Engineers tend to focus on what equipment does more than how to operate it. The controls are added at the end, often with little consideration about usability. When our clients prioritize the design of custom keypads and other interface elements, they create devices that perform better than their competitors.

Ease of Use

When Si Tech clients give attention to the design of our custom keypads, many details about usability can be addressed. The interface should be easy to understand and operate so users can start using the device quickly. Ideally controls should be intuitive so users can operate equipment with little or no training, but even complicated interfaces should be laid out carefully.

Equipment with well designed custom keypads operates more efficiently. Users give their commands quickly with no hunting for the right button. They make fewer mistakes so don’t waste time changing settings or redoing work performed wrong. When controls are efficient, tasks are complete efficiently. A well designed machine can do the work faster and increase a user’s productivity.

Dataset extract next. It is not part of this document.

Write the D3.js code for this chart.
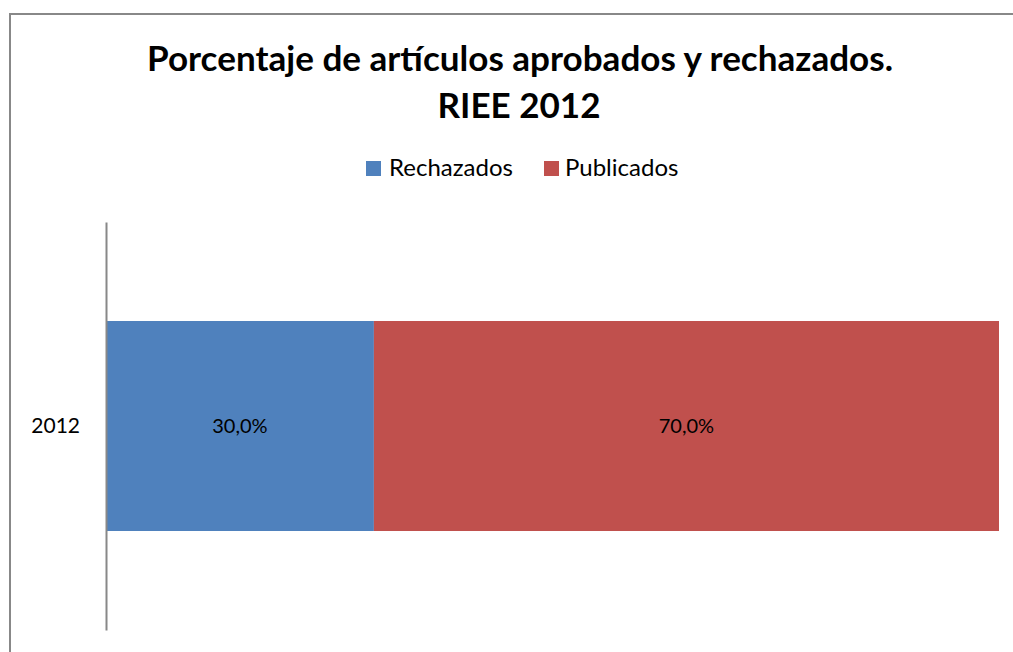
<!DOCTYPE html>
<html><head><meta charset="utf-8">
<script src="https://cdn.jsdelivr.net/npm/d3@7"></script>
<style>html,body{margin:0;padding:0;background:#fff;overflow:hidden}</style>
</head><body>
<svg id="c" width="1013" height="652"></svg>
<script>
const categories = ["2012"];
const seriesNames = ["Rechazados", "Publicados"];
const rechazados = [30.0];
const publicados = [70.0];
const colors = ["#4F81BD", "#C0504D"];
const titleLines = ["Porcentaje de artículos aprobados y rechazados.", "RIEE 2012"];

const font = "Lato, 'Open Sans', sans-serif";
const svg = d3.select("#c");

svg.append("rect").attr("x", 10).attr("y", 14).attr("width", 1030).attr("height", 660)
  .attr("fill", "#fff").attr("stroke", "#888").attr("stroke-width", 2);

function fitText(sel, target) {
  const w = sel.node().getComputedTextLength();
  const f = +sel.attr("font-size");
  return f * target / w;
}

// title, fit to width
const t1 = svg.append("text").attr("x", 520).attr("y", 71).attr("text-anchor", "middle")
  .attr("font-family", font).attr("font-weight", "bold").attr("font-size", 30).attr("fill", "#000")
  .text(titleLines[0]);
const fs = fitText(t1, 746);
t1.attr("font-size", fs);
svg.append("text").attr("x", 519).attr("y", 118).attr("text-anchor", "middle")
  .attr("font-family", font).attr("font-weight", "bold").attr("font-size", fs).attr("fill", "#000")
  .text(titleLines[1]);

const x = d3.scaleLinear().domain([0, 100]).range([106, 999]);
const y = d3.scaleBand().domain(categories).range([222, 630]).paddingInner(0).paddingOuter(0.4714);

const rows = categories.map((c, i) => ({cat: c, vals: [rechazados[i], publicados[i]]}));
const stacked = [];
rows.forEach(r => {
  let acc = 0;
  r.vals.forEach((v, j) => { stacked.push({cat: r.cat, j, x0: acc, x1: acc + v, v}); acc += v; });
});

svg.selectAll("rect.bar").data(stacked).enter().append("rect").attr("class", "bar")
  .attr("x", d => x(d.x0)).attr("width", d => x(d.x1) - x(d.x0))
  .attr("y", d => y(d.cat)).attr("height", y.bandwidth())
  .attr("fill", d => colors[d.j]);

svg.selectAll("text.val").data(stacked).enter().append("text").attr("class", "val")
  .attr("x", d => (x(d.x0) + x(d.x1)) / 2).attr("y", d => y(d.cat) + y.bandwidth() / 2)
  .attr("dy", "0.35em").attr("text-anchor", "middle")
  .attr("font-family", font).attr("font-size", 20).attr("fill", "#000")
  .text(d => d.v.toFixed(1).replace(".", ",") + "%");

// axis
const yAxis = d3.axisLeft(y).tickSize(0).tickPadding(26);
const ga = svg.append("g").attr("transform", "translate(106,0)").call(yAxis);
ga.select(".domain").attr("stroke", "#888").attr("stroke-width", 2);
ga.selectAll("text").attr("font-family", font).attr("font-size", 21).attr("fill", "#000");

// legend
const legend = [{x: 366, tx: 389}, {x: 544, tx: 565}];
seriesNames.forEach((n, i) => {
  svg.append("rect").attr("x", legend[i].x).attr("y", 161).attr("width", 15).attr("height", 15).attr("fill", colors[i]);
  svg.append("text").attr("x", legend[i].tx).attr("y", 168).attr("dy", "0.35em")
    .attr("font-family", font).attr("font-size", 24).attr("fill", "#000").text(n);
});
</script>
</body></html>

Equipment That Is A Pleasure To Use

Engineers can measure usability of custom keypads. They can time how long it takes users to enter commands or log how many mistakes are made. Designers should also consider the concept of user enjoyment, although that is a parameter that is hard to measure.

Have you ever had equipment that just felt right? Sometimes a device is so well designed that it is just fun to use. This goes beyond usability or efficiency. It’s an ambiguous design parameter that causes users to enjoy using the equipment or to trust it implicitly. The same equipment fitted with custom keypads that use different colors, shapes or other esthetic details can change the way users interact with the device.

Start With The Interface

We’ve found the best way to design a great control system is to do it before designing the machine. Most engineers start with what a device is supposed to do. They lay out equipment to do that and then add controls almost as an afterthought. The function of the device is considered more important that the actions of the user.

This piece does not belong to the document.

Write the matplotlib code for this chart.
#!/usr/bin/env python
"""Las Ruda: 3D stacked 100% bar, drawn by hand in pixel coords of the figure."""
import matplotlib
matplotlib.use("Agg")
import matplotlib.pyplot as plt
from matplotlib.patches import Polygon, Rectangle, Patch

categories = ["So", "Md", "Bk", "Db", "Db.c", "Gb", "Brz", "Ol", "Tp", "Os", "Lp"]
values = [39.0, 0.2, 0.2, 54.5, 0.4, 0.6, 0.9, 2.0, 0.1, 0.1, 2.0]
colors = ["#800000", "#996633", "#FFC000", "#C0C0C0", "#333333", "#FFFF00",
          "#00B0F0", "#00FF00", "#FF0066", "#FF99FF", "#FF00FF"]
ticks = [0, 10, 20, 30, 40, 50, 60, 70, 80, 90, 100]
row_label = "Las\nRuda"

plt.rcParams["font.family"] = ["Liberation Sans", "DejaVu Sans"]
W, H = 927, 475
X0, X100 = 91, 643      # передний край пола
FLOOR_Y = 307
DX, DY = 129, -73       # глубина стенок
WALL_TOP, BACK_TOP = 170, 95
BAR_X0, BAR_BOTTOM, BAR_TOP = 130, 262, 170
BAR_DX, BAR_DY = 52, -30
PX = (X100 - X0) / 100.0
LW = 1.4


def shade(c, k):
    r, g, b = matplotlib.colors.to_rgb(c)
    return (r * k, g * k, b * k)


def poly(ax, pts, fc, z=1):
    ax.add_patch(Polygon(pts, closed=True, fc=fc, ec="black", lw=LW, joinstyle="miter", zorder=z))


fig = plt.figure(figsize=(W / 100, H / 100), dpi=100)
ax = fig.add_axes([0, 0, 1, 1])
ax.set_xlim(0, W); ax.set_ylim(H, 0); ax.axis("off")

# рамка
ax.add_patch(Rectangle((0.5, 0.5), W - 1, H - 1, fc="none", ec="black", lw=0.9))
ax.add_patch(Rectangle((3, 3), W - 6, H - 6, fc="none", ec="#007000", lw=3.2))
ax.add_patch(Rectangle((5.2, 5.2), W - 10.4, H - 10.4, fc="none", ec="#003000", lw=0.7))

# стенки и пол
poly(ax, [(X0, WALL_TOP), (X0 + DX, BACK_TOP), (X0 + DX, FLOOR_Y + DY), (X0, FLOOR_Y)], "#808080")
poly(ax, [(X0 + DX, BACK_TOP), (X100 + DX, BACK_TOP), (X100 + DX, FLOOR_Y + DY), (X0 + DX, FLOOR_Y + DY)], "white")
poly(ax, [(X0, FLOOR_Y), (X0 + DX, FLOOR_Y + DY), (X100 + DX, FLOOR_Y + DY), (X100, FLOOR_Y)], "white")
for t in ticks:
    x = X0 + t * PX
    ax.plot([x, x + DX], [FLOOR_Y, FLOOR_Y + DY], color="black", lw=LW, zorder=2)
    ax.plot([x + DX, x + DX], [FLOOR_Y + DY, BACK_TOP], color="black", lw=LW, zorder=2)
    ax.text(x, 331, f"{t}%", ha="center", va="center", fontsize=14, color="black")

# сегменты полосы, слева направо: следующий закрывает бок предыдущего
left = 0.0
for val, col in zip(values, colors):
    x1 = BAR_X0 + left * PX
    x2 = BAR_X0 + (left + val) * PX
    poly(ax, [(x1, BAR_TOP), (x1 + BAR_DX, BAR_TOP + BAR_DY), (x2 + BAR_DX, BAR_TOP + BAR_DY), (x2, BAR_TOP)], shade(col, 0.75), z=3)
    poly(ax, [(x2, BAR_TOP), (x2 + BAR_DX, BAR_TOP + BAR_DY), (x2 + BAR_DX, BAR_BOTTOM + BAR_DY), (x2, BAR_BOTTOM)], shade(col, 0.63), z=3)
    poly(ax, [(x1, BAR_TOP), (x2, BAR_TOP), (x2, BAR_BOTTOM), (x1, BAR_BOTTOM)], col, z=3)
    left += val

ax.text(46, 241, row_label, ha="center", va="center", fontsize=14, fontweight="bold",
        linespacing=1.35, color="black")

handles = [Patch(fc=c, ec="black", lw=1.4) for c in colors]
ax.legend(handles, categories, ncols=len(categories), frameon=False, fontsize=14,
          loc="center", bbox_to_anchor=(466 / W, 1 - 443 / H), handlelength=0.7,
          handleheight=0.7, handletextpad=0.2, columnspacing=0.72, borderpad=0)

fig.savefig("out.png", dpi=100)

Instead, try approaching the design from the user’s point of view. Imagine the user operating a machine and consider what actions must be taken and what custom keypads or other controls should look like. Create a comprehensive and efficient control system. Once that’s done, create the machine that will link the control system to the desired function of the machine.

This backward approach results in intuitive devices that operators will enjoy using. Since the control system is an integral part of the design, designed even before the internal workings of the machine, it will be a well-designed component in the final product.